The Office of Tailored Access Operations produces some of the best intelligence for the United States government and its work has been pivotal to the success of numerous operations. TAO is credited with delivering critical information to the 2007 U.S. Army operations in Iraq and in the 2007 operations to prevent Iran from obtaining nuclear weapons.

TAO is comprised of four main divisions. The Data Network Technologies Branch develops the infiltration and collection software utilized by the TAO. The Telecommunications Network Technologies Branch curates infiltration techniques. The Mission Infrastructure Technologies Branch combines the spyware and techniques to use in campaigns and they develop and build the computer and telecommunications hardware. The Access Technologies Branch, which contains personnel seconded by the CIA and FBI, performs “off-net operations.” TAO is headed by U.S. Cyber Command and the director of the NSA.

The NSA is not authorized to conduct operations against domestic targets; however, some are concerned about the massive telecommunications monitoring programs that were revealed as a result of the Snowden leaks. The NSA monitors domestic traffic to capture communications in which at least one party originates from outside the United States. When CNE operators identify a network or system belonging to a nefarious foreign entity, they attempt to compromise its security, download a copy of its hard drive for analysis, and plant malware tools to monitor email and network traffic from the machine.

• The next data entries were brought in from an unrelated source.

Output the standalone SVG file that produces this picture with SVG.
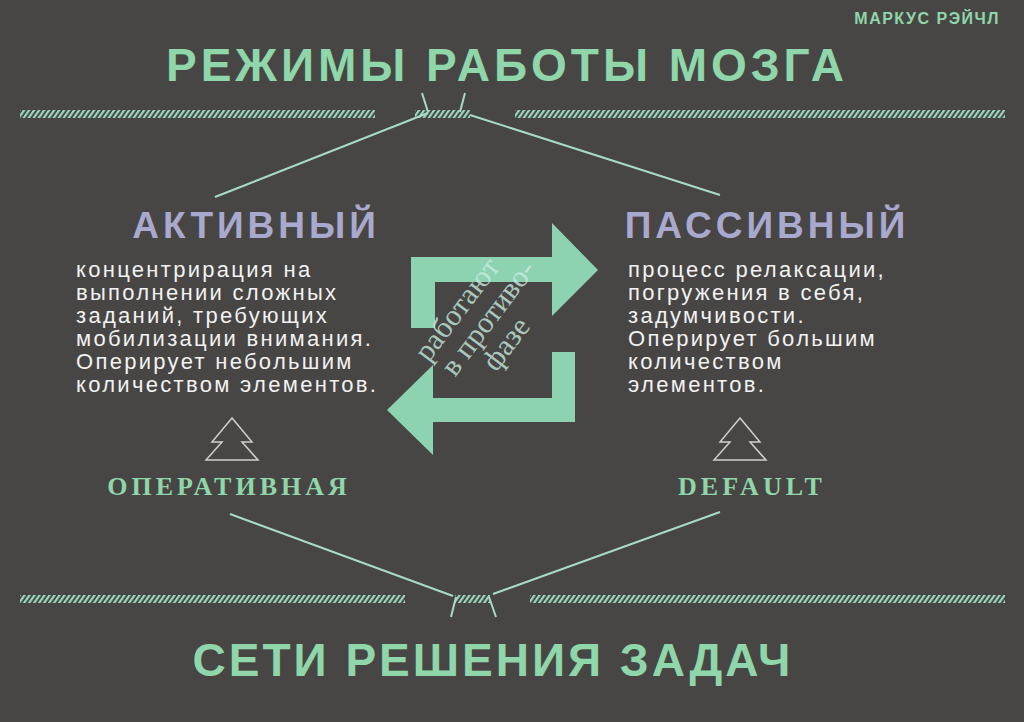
<svg xmlns="http://www.w3.org/2000/svg" width="1024" height="722" viewBox="0 0 1024 722">
<defs>
<pattern id="h" width="5" height="8" patternUnits="userSpaceOnUse" patternTransform="skewX(-35)">
<rect width="2.6" height="8" fill="#9cd9bd"/>
</pattern>
<style>
.g{fill:#8fd6aa}
.t{font-family:"Liberation Sans",Arial,sans-serif;font-weight:bold}
.s{font-family:"Liberation Serif","DejaVu Serif",serif;font-weight:bold;fill:#8fd6aa}
.b{font-family:"Liberation Sans",Arial,sans-serif;font-size:22px;fill:#f2f2f2;letter-spacing:2.3px}
.ln{stroke:#a7dcc3;stroke-width:2;fill:none}
.tr{stroke:#cfcfcf;stroke-width:1.5;fill:none}
</style>
</defs>
<rect width="1024" height="722" fill="#474644"/>
<text class="t" x="1000" y="24" font-size="16" text-anchor="end" fill="#8fd6aa" letter-spacing="1.5">МАРКУС РЭЙЧЛ</text>
<text class="t" x="507" y="81" font-size="46" text-anchor="middle" fill="#8fd6aa" letter-spacing="4">РЕЖИМЫ РАБОТЫ МОЗГА</text>
<g id="connectors">
<rect x="20" y="110" width="355" height="8" fill="url(#h)"/>
<rect x="415" y="110" width="55" height="8" fill="url(#h)"/>
<rect x="515" y="110" width="490" height="8" fill="url(#h)"/>
<rect x="20" y="595" width="385" height="8" fill="url(#h)"/>
<rect x="455" y="595" width="35" height="8" fill="url(#h)"/>
<rect x="530" y="595" width="475" height="8" fill="url(#h)"/>
<path class="ln" d="M422 93 L428 112 M465 93 L460 112 M428 113 L215 197 M470 115 L720 195"/>
<path class="ln" d="M230 514 L453 596 M720 512 L493 594 M456 597 L451 617 M489 597 L496 617"/>
</g>
<g id="active">
<text class="t" x="256" y="238" font-size="37" text-anchor="middle" fill="#a9a9cf" letter-spacing="4">АКТИВНЫЙ</text>
<text class="b" x="76" y="277">концентрирация на</text>
<text class="b" x="76" y="300">выполнении сложных</text>
<text class="b" x="76" y="323">заданий, требующих</text>
<text class="b" x="76" y="346">мобилизации внимания.</text>
<text class="b" x="76" y="369">Оперирует небольшим</text>
<text class="b" x="76" y="392">количеством элементов.</text>
</g>
<g id="passive">
<text class="t" x="767" y="238" font-size="37" text-anchor="middle" fill="#a9a9cf" letter-spacing="4">ПАССИВНЫЙ</text>
<text class="b" x="628" y="277">процесс релаксации,</text>
<text class="b" x="628" y="300">погружения в себя,</text>
<text class="b" x="628" y="323">задумчивости.</text>
<text class="b" x="628" y="346">Оперирует большим</text>
<text class="b" x="628" y="369">количеством</text>
<text class="b" x="628" y="392">элементов.</text>
</g>
<g id="cycle">
<path fill="#8dd3b2" d="M411 328 L411 257 L552 257 L552 223 L598 270 L552 316 L552 282 L435 282 L435 328 Z"/>
<path fill="#8dd3b2" d="M575 352 L575 422 L433 422 L433 455 L387 410 L433 365 L433 398 L552 398 L552 352 Z"/>
<g transform="translate(485,328) rotate(-53)" font-family="Liberation Serif,serif" font-size="30" fill="#c8ece0" fill-opacity="0.8" text-anchor="middle">
<text x="-2" y="-24">работают</text>
<text x="10" y="6">в противо-</text>
<text x="0" y="36">фазе</text>
</g>
</g>
<g id="trees">
<path class="tr" d="M232 418 L212 442 L222 442 L206 460 L258 460 L242 442 L252 442 Z"/>
<path class="tr" d="M740 418 L720 442 L730 442 L714 460 L766 460 L750 442 L760 442 Z"/>
</g>
<g id="operative"><text class="s" x="229" y="495" font-size="26" text-anchor="middle" letter-spacing="4">ОПЕРАТИВНАЯ</text></g>
<g id="default"><text class="s" x="752" y="495" font-size="26" text-anchor="middle" letter-spacing="4">DEFAULT</text></g>
<text class="t" x="493" y="676" font-size="46" text-anchor="middle" fill="#8fd6aa" letter-spacing="3">СЕТИ РЕШЕНИЯ ЗАДАЧ</text>
</svg>
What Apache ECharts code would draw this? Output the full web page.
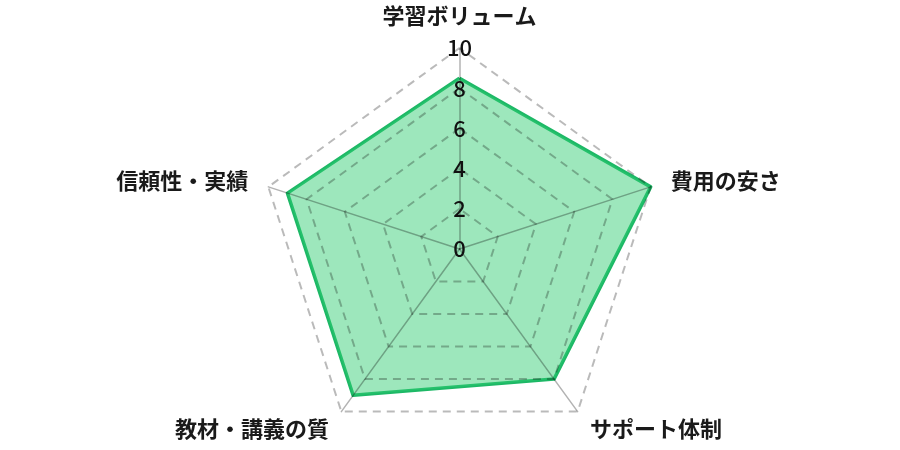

The main attack suite developed by the TAO and made public by the Snowden leak is dubbed QUANTUM. QUANTUM features a suite of attack tools that enable DNS injection attacks, HTTP injection attacks, and the ability to inject into MySQL connections. It also contains tools to hijack IRC and HTTP-based criminal botnets and tools to create phantom servers. The QUANTUMDEFENSE portion of the program searches tapped connections for DNS requests for NIPRnet addresses and initiates a packet-injection attack on a DNS reply to redirect the target to an NSA controlled site. This site may be a FOXACID server, which probes the victim’s browser for weaknesses. The TAO can exploit any weaknesses with the QUANTUMINSERT program and seize control of the victim system. QUANTUMSMACKDOWN conducts packet injection attacks against attacks aimed at Department of Defense assets. QUANTUMCOOKIE is used to de-anonymize Tor users through web cookies and fetch requests. Finally, the QUANTUMSQIRREL program lets TAO pose as any authenticated user on virtually any site by spoofing the IPv4 or IPv6 address of the host. Through this, TAO can monitor most digital communication, create posts from a “trusted” account, or pose as specific users in online transactions.